[Saved entries]

========

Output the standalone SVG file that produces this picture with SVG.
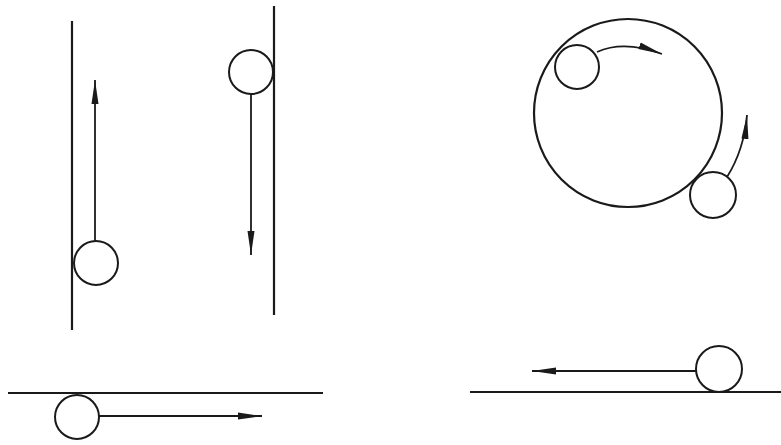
<svg xmlns="http://www.w3.org/2000/svg" width="781" height="445" viewBox="0 0 781 445">
<style>
.wall{stroke:#1a1a1a;stroke-width:2.2;fill:none}
.ball{stroke:#1a1a1a;stroke-width:2;fill:#fff}
.arr{stroke:#1a1a1a;stroke-width:1.8;fill:none;marker-end:url(#ah)}
</style>
<defs>
<marker id="ah" markerUnits="userSpaceOnUse" markerWidth="26" markerHeight="10" refX="24" refY="5" orient="auto" viewBox="0 0 26 10">
<path d="M0,1.5 L24,5 L0,8.5 Z" fill="#1a1a1a"/>
</marker>
</defs>
<rect width="781" height="445" fill="#fff"/>
<g id="connectors">
<path class="arr" d="M95,241 L95,80"/>
<path class="arr" d="M251,95 L251,255"/>
<path class="arr" d="M597,52 Q624,40 662,54"/>
<path class="arr" d="M727,177 Q744,150 747,115"/>
<path class="arr" d="M99,416 L262,416"/>
<path class="arr" d="M696,371 L532,371"/>
</g>
<g id="wall-left"><line class="wall" x1="72" y1="21" x2="72" y2="330"/></g>
<g id="wall-right"><line class="wall" x1="274" y1="6" x2="274" y2="315"/></g>
<g id="ground-left"><line class="wall" x1="8" y1="393" x2="323" y2="393"/></g>
<g id="ground-right"><line class="wall" x1="470" y1="392" x2="781" y2="392"/></g>
<g id="loop"><circle class="wall" cx="628" cy="113" r="94"/></g>
<g id="ball-1"><circle class="ball" cx="96" cy="263" r="22"/></g>
<g id="ball-2"><circle class="ball" cx="251" cy="72" r="22"/></g>
<g id="ball-3"><circle class="ball" cx="577" cy="67" r="22"/></g>
<g id="ball-4"><circle class="ball" cx="713" cy="195" r="23"/></g>
<g id="ball-5"><circle class="ball" cx="77" cy="417" r="22"/></g>
<g id="ball-6"><circle class="ball" cx="719" cy="369" r="23"/></g>
</svg>
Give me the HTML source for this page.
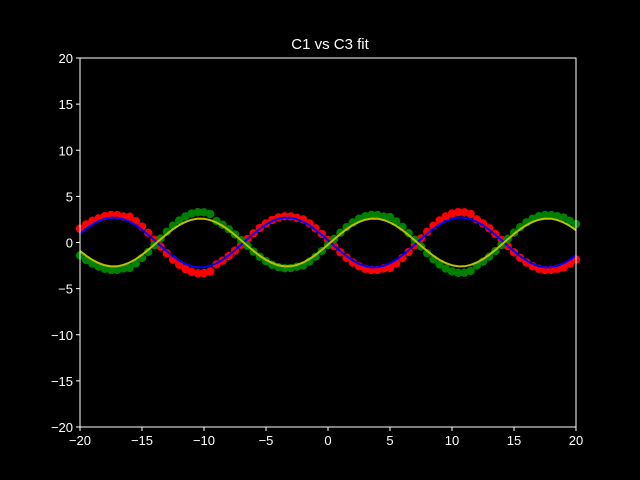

========

* [Given request]:
Write the listing above out again exactly, dropping each image.

* [Answer in full]:
Output the standalone SVG file that produces this picture with SVG.
<svg xmlns="http://www.w3.org/2000/svg" width="781" height="445" viewBox="0 0 781 445">
<style>
.wall{stroke:#1a1a1a;stroke-width:2.2;fill:none}
.ball{stroke:#1a1a1a;stroke-width:2;fill:#fff}
.arr{stroke:#1a1a1a;stroke-width:1.8;fill:none;marker-end:url(#ah)}
</style>
<defs>
<marker id="ah" markerUnits="userSpaceOnUse" markerWidth="26" markerHeight="10" refX="24" refY="5" orient="auto" viewBox="0 0 26 10">
<path d="M0,1.5 L24,5 L0,8.5 Z" fill="#1a1a1a"/>
</marker>
</defs>
<rect width="781" height="445" fill="#fff"/>
<g id="connectors">
<path class="arr" d="M95,241 L95,80"/>
<path class="arr" d="M251,95 L251,255"/>
<path class="arr" d="M597,52 Q624,40 662,54"/>
<path class="arr" d="M727,177 Q744,150 747,115"/>
<path class="arr" d="M99,416 L262,416"/>
<path class="arr" d="M696,371 L532,371"/>
</g>
<g id="wall-left"><line class="wall" x1="72" y1="21" x2="72" y2="330"/></g>
<g id="wall-right"><line class="wall" x1="274" y1="6" x2="274" y2="315"/></g>
<g id="ground-left"><line class="wall" x1="8" y1="393" x2="323" y2="393"/></g>
<g id="ground-right"><line class="wall" x1="470" y1="392" x2="781" y2="392"/></g>
<g id="loop"><circle class="wall" cx="628" cy="113" r="94"/></g>
<g id="ball-1"><circle class="ball" cx="96" cy="263" r="22"/></g>
<g id="ball-2"><circle class="ball" cx="251" cy="72" r="22"/></g>
<g id="ball-3"><circle class="ball" cx="577" cy="67" r="22"/></g>
<g id="ball-4"><circle class="ball" cx="713" cy="195" r="23"/></g>
<g id="ball-5"><circle class="ball" cx="77" cy="417" r="22"/></g>
<g id="ball-6"><circle class="ball" cx="719" cy="369" r="23"/></g>
</svg>
Give me the HTML source for this page.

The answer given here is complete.